HDR Candidate: Lobsey, Bronwyn


Title of Project Beyond Classroom Ready: How do embedded school-university partnership models in initial teacher education shape the development of autonomous motivation and professional identity in preservice teachers, and what are the implications for long-term commitme
Course of Study Doctor of Philosophy
Language of Instruction English
Abstract

Situated within the National Embedded Cross‑Sector Teacher Education Pilot (NECSTEP), this study examines how school‑embedded models of Initial Teacher Education (ITE) foster teacher identity formation and autonomous intrinsic motivation, and how these processes contribute to long‑term retention in the teaching profession. Drawing on Self‑Determination Theory (SDT) (Deci & Ryan, 2000), motivation is conceptualised as the fulfilment of autonomy, competence, and relatedness within authentic professional contexts. In addressing an identified gap in research on motivation, formation, and teacher identity within the Australian Christian Education sector, this study contributes theoretically, empirically, and practically to understanding how embedded ITE models may support sustainable professional commitment and workforce retention.

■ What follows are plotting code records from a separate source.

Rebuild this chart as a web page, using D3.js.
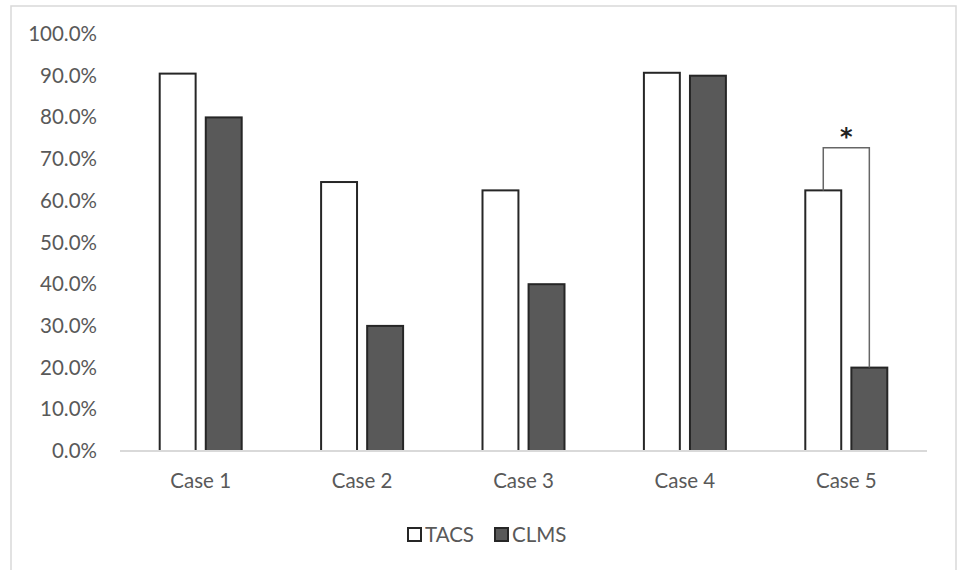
<!DOCTYPE html>
<html>
<head>
<meta charset="utf-8">
<script src="https://cdn.jsdelivr.net/npm/d3@7"></script>
<style>
  body { margin: 0; background: #fff; }
  svg { display: block; }
</style>
</head>
<body>
<div id="container"></div>
<script>
/* DATA */
const categories = ["Case 1", "Case 2", "Case 3", "Case 4", "Case 5"];
const seriesNames = ["TACS", "CLMS"];
const tacs = [0.905, 0.645, 0.625, 0.907, 0.625];
const clms = [0.80, 0.30, 0.40, 0.90, 0.20];
const yTicks = [0, 0.1, 0.2, 0.3, 0.4, 0.5, 0.6, 0.7, 0.8, 0.9, 1.0];
// significance bracket: category, bracket height, label
const sigCase = "Case 5";
const sigLevel = 0.727;
const sigLabel = "*";

/* CONSTANTS */
const width = 958,
  height = 570,
  margin = ({top: 34, right: 31, bottom: 119, left: 120});

const textColor = "#595959";
const fontSize = 20.5;
const fills = {TACS: "#ffffff", CLMS: "#595959"};

const svg = d3.select("#container")
  .append("svg")
  .attr("width", width)
  .attr("height", height)
  .attr("font-family", "Lato, sans-serif");

// chart frame
svg.append("rect")
  .attr("x", 11)
  .attr("y", 6)
  .attr("width", 945)
  .attr("height", 600)
  .attr("fill", "none")
  .attr("stroke", "#d9d9d9")
  .attr("stroke-width", 1.5);

const x = d3.scaleBand()
  .domain(categories)
  .range([margin.left, width - margin.right]);

const xInner = d3.scaleBand()
  .domain(seriesNames)
  .range([0, 82])
  .paddingInner(0.22);

const y = d3.scaleLinear()
  .domain([0, 1])
  .range([height - margin.bottom, margin.top]);

const rows = categories.map((c, i) => ({cat: c, TACS: tacs[i], CLMS: clms[i]}));

// y axis labels (no line)
const yAxis = svg.append("g")
  .attr("transform", `translate(${margin.left - 23},0)`)
  .call(d3.axisLeft(y).tickValues(yTicks).tickFormat(d3.format(".1%")).tickSize(0).tickPadding(0))
  .call(g => g.select(".domain").remove());
yAxis.selectAll("text")
  .attr("fill", textColor)
  .attr("font-size", fontSize)
  .attr("font-family", "Lato, sans-serif");

// bars
const groups = svg.append("g")
  .selectAll("g")
  .data(rows)
  .join("g")
  .attr("transform", d => `translate(${x(d.cat) + (x.bandwidth() - 82) / 2},0)`);

groups.selectAll("rect")
  .data(d => seriesNames.map(s => ({key: s, value: d[s]})))
  .join("rect")
  .attr("x", d => xInner(d.key))
  .attr("y", d => y(d.value))
  .attr("width", xInner.bandwidth())
  .attr("height", d => y(0) - y(d.value))
  .attr("fill", d => fills[d.key])
  .attr("stroke", "#262626")
  .attr("stroke-width", 2);

// baseline
svg.append("line")
  .attr("x1", margin.left)
  .attr("x2", width - margin.right)
  .attr("y1", y(0))
  .attr("y2", y(0))
  .attr("stroke", "#d9d9d9")
  .attr("stroke-width", 2);

// x axis labels
const xAxis = svg.append("g")
  .attr("transform", `translate(0,${y(0)})`)
  .call(d3.axisBottom(x).tickSize(0).tickPadding(22))
  .call(g => g.select(".domain").remove());
xAxis.selectAll("text")
  .attr("fill", textColor)
  .attr("font-size", fontSize)
  .attr("font-family", "Lato, sans-serif");

// significance bracket
const si = categories.indexOf(sigCase);
const gx = x(sigCase) + (x.bandwidth() - 82) / 2;
const xa = gx + xInner("TACS") + xInner.bandwidth() / 2;
const xb = gx + xInner("CLMS") + xInner.bandwidth() / 2;
svg.append("path")
  .attr("d", `M${xa},${y(tacs[si])}V${y(sigLevel)}H${xb}V${y(clms[si])}`)
  .attr("fill", "none")
  .attr("stroke", "#666")
  .attr("stroke-width", 1.5);
svg.append("text")
  .attr("x", (xa + xb) / 2)
  .attr("y", y(sigLevel) - 3)
  .attr("text-anchor", "middle")
  .attr("font-size", 24)
  .attr("font-weight", "bold")
  .attr("font-family", "DejaVu Sans, sans-serif")
  .attr("fill", "#222")
  .text(sigLabel);

// legend
const legendX = [408, 495];
const legend = svg.append("g")
  .selectAll("g")
  .data(seriesNames)
  .join("g")
  .attr("transform", (d, i) => `translate(${legendX[i]},528)`);
legend.append("rect")
  .attr("width", 13)
  .attr("height", 13)
  .attr("fill", d => fills[d])
  .attr("stroke", "#262626")
  .attr("stroke-width", 2);
legend.append("text")
  .attr("x", 17)
  .attr("y", 7)
  .attr("dy", "0.35em")
  .attr("font-size", fontSize)
  .attr("fill", textColor)
  .text(d => d);
</script>
</body>
</html>
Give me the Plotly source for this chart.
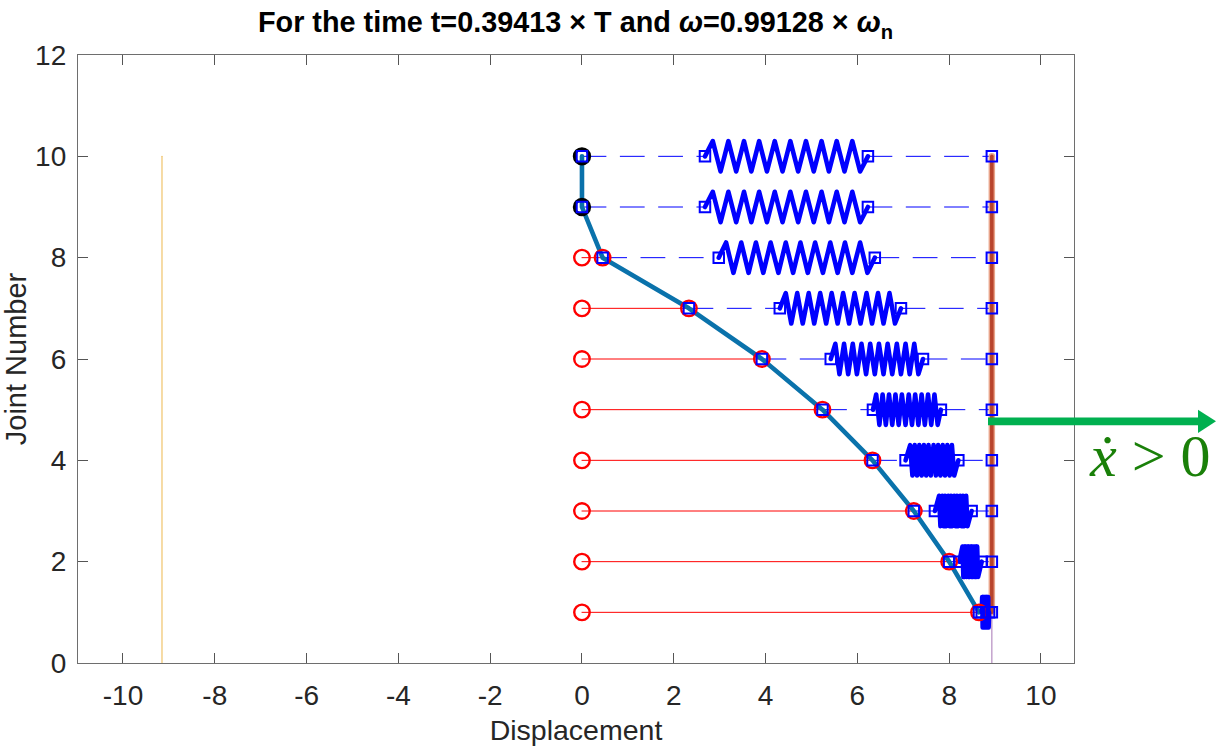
import plotly.graph_objects as go

joints = [1, 2, 3, 4, 5, 6, 7, 8, 9, 10]
displacement = [8.65, 8.00, 7.23, 6.33, 5.24, 3.92, 2.33, 0.45, 0.0, 0.0]
wall_x = 8.93
ghost_x = -9.15
spring_start = [8.71, 8.22, 7.69, 7.05, 6.34, 5.42, 4.31, 2.98, 2.68, 2.68]
spring_end = [8.87, 8.71, 8.49, 8.20, 7.82, 7.43, 6.95, 6.38, 6.23, 6.23]

coil_1 = [8.72,8.73,8.73,8.74,8.75,8.76,8.76,8.77,8.78,8.79,8.79,8.80,8.81,8.82,8.82,8.83,8.84,8.85,8.85,8.86]
coil_2 = [8.29,8.31,8.33,8.34,8.36,8.38,8.40,8.42,8.43,8.45,8.47,8.49,8.50,8.52,8.54,8.56,8.58,8.59,8.61,8.63]
coil_3 = [7.78,7.81,7.85,7.88,7.91,7.94,7.98,8.01,8.04,8.07,8.11,8.14,8.17,8.20,8.24,8.27,8.30,8.33,8.37,8.40]
coil_4 = [7.15,7.20,7.25,7.30,7.35,7.40,7.45,7.50,7.55,7.60,7.66,7.71,7.76,7.81,7.86,7.91,7.96,8.01,8.06,8.11]
coil_5 = [6.41,6.48,6.55,6.62,6.69,6.76,6.83,6.90,6.97,7.05,7.12,7.19,7.26,7.33,7.40,7.47,7.54,7.61,7.68,7.75]
coil_6 = [5.52,5.61,5.71,5.80,5.90,5.99,6.09,6.19,6.28,6.38,6.47,6.57,6.66,6.76,6.86,6.95,7.05,7.14,7.24,7.33]
coil_7 = [4.44,4.56,4.69,4.81,4.94,5.06,5.19,5.32,5.44,5.57,5.69,5.82,5.94,6.07,6.20,6.32,6.45,6.57,6.70,6.82]
coil_8 = [3.14,3.30,3.47,3.63,3.79,3.95,4.11,4.28,4.44,4.60,4.76,4.92,5.08,5.25,5.41,5.57,5.73,5.89,6.06,6.22]
coil_9 = [2.85,3.02,3.19,3.36,3.53,3.69,3.86,4.03,4.20,4.37,4.54,4.71,4.88,5.05,5.22,5.38,5.55,5.72,5.89,6.06]
coil_10 = [2.85,3.02,3.19,3.36,3.53,3.69,3.86,4.03,4.20,4.37,4.54,4.71,4.88,5.05,5.22,5.38,5.55,5.72,5.89,6.06]
coils = [coil_1, coil_2, coil_3, coil_4, coil_5, coil_6, coil_7, coil_8, coil_9, coil_10]
coil_offset = [0.3, -0.3] * 10

x_ticks = [-10, -8, -6, -4, -2, 0, 2, 4, 6, 8, 10]
y_ticks = [0, 2, 4, 6, 8, 10, 12]

RED = "#ff0000"
BLUE = "#0000ff"
INK = "#262626"

fig = go.Figure()


def line(x, y, color, width, dash="solid"):
    fig.add_trace(go.Scatter(x=x, y=y, mode="lines", hoverinfo="skip",
                             line=dict(color=color, width=width, dash=dash, simplify=False)))


line([ghost_x, ghost_x], [0, 10], "#f0c36a", 1.2)
line([wall_x, wall_x], [0, 10], "#b48cc0", 1.2)
for j, d, s, e in zip(joints, displacement, spring_start, spring_end):
    if d > 0:
        line([0, d], [j, j], RED, 1)
    line([d, s], [j, j], BLUE, 1, dash="24px,14.3px")
    line([e, wall_x], [j, j], BLUE, 1, dash="24px,14.3px")
line([wall_x, wall_x], joints[0:1] + joints[-1:], "#e8a48a", 6.5)
line([wall_x, wall_x], joints[0:1] + joints[-1:], "#b8442c", 3.6)
line(displacement, joints, "#0a72ab", 4.6)
for j, s, e, c in zip(joints, spring_start, spring_end, coils):
    line([s] + c + [e], [j] + [j + o for o in coil_offset] + [j], BLUE, 4.6)

fig.add_trace(go.Scatter(x=[0] * 8 + displacement[:8], y=joints[:8] * 2, mode="markers", hoverinfo="skip",
                         marker=dict(symbol="circle-open", size=15.5, color=RED, line=dict(width=2.4, color=RED))))
fig.add_trace(go.Scatter(x=displacement[8:], y=joints[8:], mode="markers", hoverinfo="skip",
                         marker=dict(symbol="circle-open", size=15, color="#000000", line=dict(width=3.4, color="#000000"))))
sq_x = displacement + spring_start + spring_end + [wall_x] * 10
sq_y = joints * 4
fig.add_trace(go.Scatter(x=sq_x, y=sq_y, mode="markers", hoverinfo="skip",
                         marker=dict(symbol="square-open", size=10.5, color=BLUE, line=dict(width=2, color=BLUE))))

axis = dict(showline=True, mirror="ticks", linecolor="#6e6e6e", linewidth=1.3, ticks="inside",
            ticklen=10, tickwidth=1, tickcolor="#555555", showgrid=False, zeroline=False,
            tickfont=dict(family="Liberation Sans", size=28, color=INK))
fig.update_layout(
    width=1216, height=746, showlegend=False, paper_bgcolor="white", plot_bgcolor="white",
    margin=dict(l=78, r=142, t=55, b=83, autoexpand=False),
    xaxis=dict(axis, range=[-10.98, 10.72], tickvals=x_ticks, ticktext=[str(v) for v in x_ticks], ticklabelstandoff=7,
               title=dict(text="Displacement", standoff=10, font=dict(family="Liberation Sans", size=28.5, color=INK))),
    yaxis=dict(axis, range=[0, 12], tickvals=y_ticks, ticklabelstandoff=5,
               title=dict(text="Joint Number", standoff=10, font=dict(family="Liberation Sans", size=29, color=INK))),
    title=dict(text="<b>For the time t=0.39413 × T and <i>ω</i>=0.99128 × <i>ω</i><sub>n</sub></b>",
               x=575.5 / 1216, xanchor="center", y=0.97, yanchor="middle",
               font=dict(family="Liberation Sans", size=28.8, color="#000000")),
    shapes=[
        dict(type="line", xref="paper", yref="y", x0=(988 - 78) / 996, x1=(1199 - 78) / 996, y0=4.77, y1=4.77,
             line=dict(color="#00b050", width=7.7), layer="above"),
        dict(type="path", xref="paper", yref="y", fillcolor="#00b050", line=dict(width=0), layer="above",
             path=f"M {(1198 - 78) / 996} 5.0 L {(1216 - 78) / 996} 4.77 L {(1198 - 78) / 996} 4.54 Z"),
    ],
    annotations=[dict(text="<i>ẋ</i>\u00a0&gt;\u00a00", xref="paper", yref="paper", x=(1149 - 78) / 996, y=1 - (456 - 55) / 608.5,
                      xanchor="center", yanchor="middle", showarrow=False,
                      font=dict(family="Liberation Serif", size=60, color="#1a8009"))],
)
post = ("document.body.style.margin='0';document.body.style.overflow='hidden';"
        "var s=document.createElement('style');s.textContent='.scatterlayer path.js-line{stroke-linejoin:round;stroke-linecap:round}';"
        "document.head.appendChild(s);")
fig.write_html("out.html", post_script=post, config=dict(displayModeBar=False))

The study is framed by a critical realist epistemology (Bhaskar, 1975) and adopts Jonathan Edwards’ dispositional ontology, which understands motivation and identity as real, causally efficacious phenomena. From this perspective, motivation and teacher identity are not merely psychological states but dispositions of the will and affections that shape professional agency, commitment, and vocational endurance. Methodologically, the study seeks to capture how motivation and identity are experienced, internalised, and narrated by teachers in embedded ITE pathways. A convergent mixed‑methods design (Creswell & Plano Clark, 2018) integrates qualitative and quantitative data to explore the causal mechanisms underpinning autonomous motivation and strong identification with the teaching profession. Qualitative data are generated through semi‑structured interviews using narrative inquiry (Clandinin, 2006) and analysed through a combination of emic coding and SDT‑informed etic analysis. Quantitative data are drawn from the Work Tasks Motivation Scale for Teachers (WTMST) (Fernet et al., 2008) alongside measures of voluntary professional and community engagement, informed by recent Australian research (Mainsbridge et al., 2022).